Although Moonraker received mixed reviews from the critics upon its release in 1979, the movie stormed box offices around the world and proved to be very popular with cinemagoers. The sets, model-work and visual designs of the movie were particularly praised, and the special visual effects team of Derek Meddings, Paul Wilson and John Evans were nominated for an Academy Award for Best Visual Effects. John Evans and John Richardson (the latter one of the guests at this Sunday’s Genesis event), were also nominated in 1980 for a special Saturn Award for their special effects work on Moonraker. Richardson went on to become Special Effects supervisor on Octopussy (1983) and A View To A Kill (1985).

Cubby Broccoli, realising EON had pushed the ‘fantasy’ element about as far as they could go with Moonraker, decided that the next movie in the franchise, For Your Eyes Only (1981), would bring Bond very much back down to earth, with a grittier and more story-driven plot. But, in terms of sheer excess and exotic locations, Moonraker remains a highly entertaining entry in the 007 franchise, and many Bond fans were introduced to the big-screen world of 007 via their first viewing of Moonraker.

The influence of both Fleming’s book and the EON movie can also be seen in subsequent Bond movies, especially in Pierce Brosnan’s last adventure as 007, Die Another Day (2002). Neal Purvis and Robert Wade, the screenwriters on the movie, employed a number of unused elements from Fleming’s novel Moonraker, including the London Blades Club. The main villain, Gustav Graves, was also arguably modelled on Sir Hugo Drax. Interestingly, Rosamund Pike, who played MI6 agent Miranda Frost in Die Another Day, has confirmed that she was originally to have played a character named Gala Brand.

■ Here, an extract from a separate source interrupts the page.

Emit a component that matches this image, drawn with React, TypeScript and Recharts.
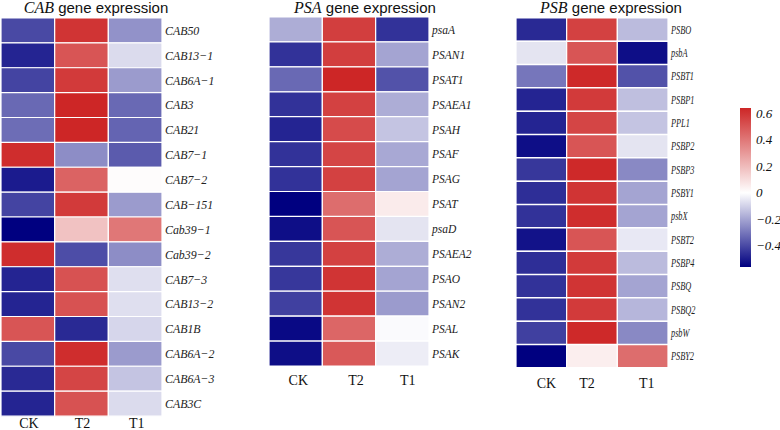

Some story concepts originally developed for the Moonraker screenplay, but then dropped, were re-used in later Roger Moore Bond movies, the best examples of this being a sequence with some microlight jets (reworked for Octopussy) and a scene at the Eiffel Tower in Paris (which was eventually used in A View To A Kill).

Did You Know?

The famous and spectacular fight in Moonraker between Bond and Drax’s bodyguard Chang (Toshiro Suga) in the Venetian glass museum, was shot at Boulogne Studios (a former German wartime aircraft factory) and set a new record for the largest amount of break-away glass (sugar glass) used in a single movie scene up until that point. At the time, sugar glass was a perfect and popular choice for stunts, although could still lead to occasional accidents if not planned and used carefully. Since then, however, sugar glass has largely been replaced by safer synthetic resins for such stunt work in movies.